__The task__. Restate the whole listing word for word. Pictures are left out.

────

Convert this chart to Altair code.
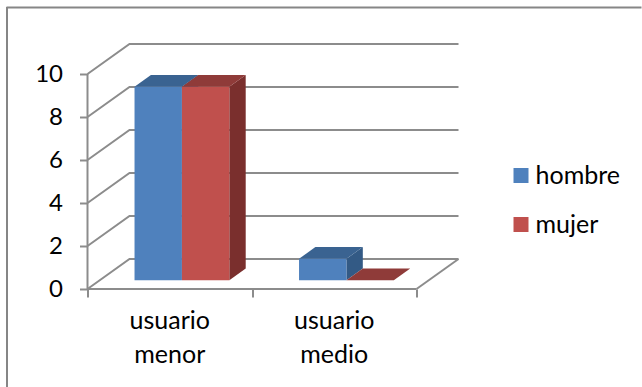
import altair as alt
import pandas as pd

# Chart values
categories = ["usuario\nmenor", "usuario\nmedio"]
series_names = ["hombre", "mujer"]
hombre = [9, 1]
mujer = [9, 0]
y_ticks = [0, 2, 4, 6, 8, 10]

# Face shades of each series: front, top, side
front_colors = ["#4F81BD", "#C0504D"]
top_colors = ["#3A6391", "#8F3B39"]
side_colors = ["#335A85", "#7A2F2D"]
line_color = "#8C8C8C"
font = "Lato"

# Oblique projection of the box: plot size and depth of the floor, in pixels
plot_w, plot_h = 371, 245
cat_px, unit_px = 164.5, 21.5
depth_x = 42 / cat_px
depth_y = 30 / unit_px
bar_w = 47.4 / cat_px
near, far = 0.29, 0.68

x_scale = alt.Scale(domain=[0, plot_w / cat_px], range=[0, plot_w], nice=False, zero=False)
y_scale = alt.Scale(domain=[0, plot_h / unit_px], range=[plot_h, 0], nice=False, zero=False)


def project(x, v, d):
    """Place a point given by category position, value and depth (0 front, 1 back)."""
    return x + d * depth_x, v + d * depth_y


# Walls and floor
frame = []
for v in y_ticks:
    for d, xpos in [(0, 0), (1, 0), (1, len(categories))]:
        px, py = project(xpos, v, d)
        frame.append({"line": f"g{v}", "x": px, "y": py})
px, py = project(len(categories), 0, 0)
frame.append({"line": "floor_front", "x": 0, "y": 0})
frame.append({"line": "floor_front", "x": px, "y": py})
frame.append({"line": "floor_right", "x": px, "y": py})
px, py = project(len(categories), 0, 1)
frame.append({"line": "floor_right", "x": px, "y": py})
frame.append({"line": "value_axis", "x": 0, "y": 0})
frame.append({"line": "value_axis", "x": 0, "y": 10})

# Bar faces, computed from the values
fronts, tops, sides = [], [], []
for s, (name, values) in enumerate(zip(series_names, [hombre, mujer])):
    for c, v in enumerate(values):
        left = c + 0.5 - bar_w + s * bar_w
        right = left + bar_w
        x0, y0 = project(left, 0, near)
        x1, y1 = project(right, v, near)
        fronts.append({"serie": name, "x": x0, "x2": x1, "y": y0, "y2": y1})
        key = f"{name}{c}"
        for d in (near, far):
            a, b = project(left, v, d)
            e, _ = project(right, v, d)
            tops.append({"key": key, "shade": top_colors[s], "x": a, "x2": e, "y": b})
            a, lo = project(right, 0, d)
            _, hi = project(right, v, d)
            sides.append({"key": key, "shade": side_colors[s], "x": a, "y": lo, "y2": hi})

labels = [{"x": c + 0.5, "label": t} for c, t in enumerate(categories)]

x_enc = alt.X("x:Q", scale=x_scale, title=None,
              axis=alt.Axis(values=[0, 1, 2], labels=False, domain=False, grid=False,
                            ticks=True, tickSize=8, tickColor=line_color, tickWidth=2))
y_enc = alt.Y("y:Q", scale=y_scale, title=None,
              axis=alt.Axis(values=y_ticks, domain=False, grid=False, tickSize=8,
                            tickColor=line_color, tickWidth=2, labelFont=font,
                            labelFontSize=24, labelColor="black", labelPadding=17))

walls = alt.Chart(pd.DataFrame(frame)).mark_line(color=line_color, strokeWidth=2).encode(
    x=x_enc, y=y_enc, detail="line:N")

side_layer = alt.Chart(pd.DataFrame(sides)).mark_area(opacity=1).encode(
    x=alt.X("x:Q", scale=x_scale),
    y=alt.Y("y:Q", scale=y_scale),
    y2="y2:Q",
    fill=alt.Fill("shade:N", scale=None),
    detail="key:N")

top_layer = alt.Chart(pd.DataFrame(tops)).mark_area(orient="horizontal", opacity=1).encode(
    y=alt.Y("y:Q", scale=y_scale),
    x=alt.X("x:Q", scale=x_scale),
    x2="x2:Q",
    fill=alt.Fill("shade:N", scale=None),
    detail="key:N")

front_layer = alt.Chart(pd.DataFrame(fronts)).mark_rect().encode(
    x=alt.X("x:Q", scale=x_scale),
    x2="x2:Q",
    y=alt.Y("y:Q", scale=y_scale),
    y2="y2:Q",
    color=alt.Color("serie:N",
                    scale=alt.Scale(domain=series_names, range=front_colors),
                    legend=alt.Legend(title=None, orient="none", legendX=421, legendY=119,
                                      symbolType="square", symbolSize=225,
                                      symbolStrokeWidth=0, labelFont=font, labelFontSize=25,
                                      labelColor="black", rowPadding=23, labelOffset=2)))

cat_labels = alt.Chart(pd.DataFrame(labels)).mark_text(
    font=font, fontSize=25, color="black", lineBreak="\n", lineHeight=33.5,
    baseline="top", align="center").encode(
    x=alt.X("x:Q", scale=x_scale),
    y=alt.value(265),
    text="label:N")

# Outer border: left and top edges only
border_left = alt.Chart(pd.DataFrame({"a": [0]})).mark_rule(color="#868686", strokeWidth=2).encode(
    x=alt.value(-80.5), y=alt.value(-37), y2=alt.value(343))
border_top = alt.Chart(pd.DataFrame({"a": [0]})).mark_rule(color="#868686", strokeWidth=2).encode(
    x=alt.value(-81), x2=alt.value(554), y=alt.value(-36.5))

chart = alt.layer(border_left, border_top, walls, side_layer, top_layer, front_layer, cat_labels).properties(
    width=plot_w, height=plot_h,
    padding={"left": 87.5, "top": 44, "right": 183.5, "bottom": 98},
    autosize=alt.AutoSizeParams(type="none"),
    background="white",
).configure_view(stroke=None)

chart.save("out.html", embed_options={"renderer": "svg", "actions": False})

────

__Problem solution__.
Convert this chart to Altair code.
import altair as alt
import pandas as pd

# Chart values
categories = ["usuario\nmenor", "usuario\nmedio"]
series_names = ["hombre", "mujer"]
hombre = [9, 1]
mujer = [9, 0]
y_ticks = [0, 2, 4, 6, 8, 10]

# Face shades of each series: front, top, side
front_colors = ["#4F81BD", "#C0504D"]
top_colors = ["#3A6391", "#8F3B39"]
side_colors = ["#335A85", "#7A2F2D"]
line_color = "#8C8C8C"
font = "Lato"

# Oblique projection of the box: plot size and depth of the floor, in pixels
plot_w, plot_h = 371, 245
cat_px, unit_px = 164.5, 21.5
depth_x = 42 / cat_px
depth_y = 30 / unit_px
bar_w = 47.4 / cat_px
near, far = 0.29, 0.68

x_scale = alt.Scale(domain=[0, plot_w / cat_px], range=[0, plot_w], nice=False, zero=False)
y_scale = alt.Scale(domain=[0, plot_h / unit_px], range=[plot_h, 0], nice=False, zero=False)


def project(x, v, d):
    """Place a point given by category position, value and depth (0 front, 1 back)."""
    return x + d * depth_x, v + d * depth_y


# Walls and floor
frame = []
for v in y_ticks:
    for d, xpos in [(0, 0), (1, 0), (1, len(categories))]:
        px, py = project(xpos, v, d)
        frame.append({"line": f"g{v}", "x": px, "y": py})
px, py = project(len(categories), 0, 0)
frame.append({"line": "floor_front", "x": 0, "y": 0})
frame.append({"line": "floor_front", "x": px, "y": py})
frame.append({"line": "floor_right", "x": px, "y": py})
px, py = project(len(categories), 0, 1)
frame.append({"line": "floor_right", "x": px, "y": py})
frame.append({"line": "value_axis", "x": 0, "y": 0})
frame.append({"line": "value_axis", "x": 0, "y": 10})

# Bar faces, computed from the values
fronts, tops, sides = [], [], []
for s, (name, values) in enumerate(zip(series_names, [hombre, mujer])):
    for c, v in enumerate(values):
        left = c + 0.5 - bar_w + s * bar_w
        right = left + bar_w
        x0, y0 = project(left, 0, near)
        x1, y1 = project(right, v, near)
        fronts.append({"serie": name, "x": x0, "x2": x1, "y": y0, "y2": y1})
        key = f"{name}{c}"
        for d in (near, far):
            a, b = project(left, v, d)
            e, _ = project(right, v, d)
            tops.append({"key": key, "shade": top_colors[s], "x": a, "x2": e, "y": b})
            a, lo = project(right, 0, d)
            _, hi = project(right, v, d)
            sides.append({"key": key, "shade": side_colors[s], "x": a, "y": lo, "y2": hi})

labels = [{"x": c + 0.5, "label": t} for c, t in enumerate(categories)]

x_enc = alt.X("x:Q", scale=x_scale, title=None,
              axis=alt.Axis(values=[0, 1, 2], labels=False, domain=False, grid=False,
                            ticks=True, tickSize=8, tickColor=line_color, tickWidth=2))
y_enc = alt.Y("y:Q", scale=y_scale, title=None,
              axis=alt.Axis(values=y_ticks, domain=False, grid=False, tickSize=8,
                            tickColor=line_color, tickWidth=2, labelFont=font,
                            labelFontSize=24, labelColor="black", labelPadding=17))

walls = alt.Chart(pd.DataFrame(frame)).mark_line(color=line_color, strokeWidth=2).encode(
    x=x_enc, y=y_enc, detail="line:N")

side_layer = alt.Chart(pd.DataFrame(sides)).mark_area(opacity=1).encode(
    x=alt.X("x:Q", scale=x_scale),
    y=alt.Y("y:Q", scale=y_scale),
    y2="y2:Q",
    fill=alt.Fill("shade:N", scale=None),
    detail="key:N")

top_layer = alt.Chart(pd.DataFrame(tops)).mark_area(orient="horizontal", opacity=1).encode(
    y=alt.Y("y:Q", scale=y_scale),
    x=alt.X("x:Q", scale=x_scale),
    x2="x2:Q",
    fill=alt.Fill("shade:N", scale=None),
    detail="key:N")

front_layer = alt.Chart(pd.DataFrame(fronts)).mark_rect().encode(
    x=alt.X("x:Q", scale=x_scale),
    x2="x2:Q",
    y=alt.Y("y:Q", scale=y_scale),
    y2="y2:Q",
    color=alt.Color("serie:N",
                    scale=alt.Scale(domain=series_names, range=front_colors),
                    legend=alt.Legend(title=None, orient="none", legendX=421, legendY=119,
                                      symbolType="square", symbolSize=225,
                                      symbolStrokeWidth=0, labelFont=font, labelFontSize=25,
                                      labelColor="black", rowPadding=23, labelOffset=2)))

cat_labels = alt.Chart(pd.DataFrame(labels)).mark_text(
    font=font, fontSize=25, color="black", lineBreak="\n", lineHeight=33.5,
    baseline="top", align="center").encode(
    x=alt.X("x:Q", scale=x_scale),
    y=alt.value(265),
    text="label:N")

# Outer border: left and top edges only
border_left = alt.Chart(pd.DataFrame({"a": [0]})).mark_rule(color="#868686", strokeWidth=2).encode(
    x=alt.value(-80.5), y=alt.value(-37), y2=alt.value(343))
border_top = alt.Chart(pd.DataFrame({"a": [0]})).mark_rule(color="#868686", strokeWidth=2).encode(
    x=alt.value(-81), x2=alt.value(554), y=alt.value(-36.5))

chart = alt.layer(border_left, border_top, walls, side_layer, top_layer, front_layer, cat_labels).properties(
    width=plot_w, height=plot_h,
    padding={"left": 87.5, "top": 44, "right": 183.5, "bottom": 98},
    autosize=alt.AutoSizeParams(type="none"),
    background="white",
).configure_view(stroke=None)

chart.save("out.html", embed_options={"renderer": "svg", "actions": False})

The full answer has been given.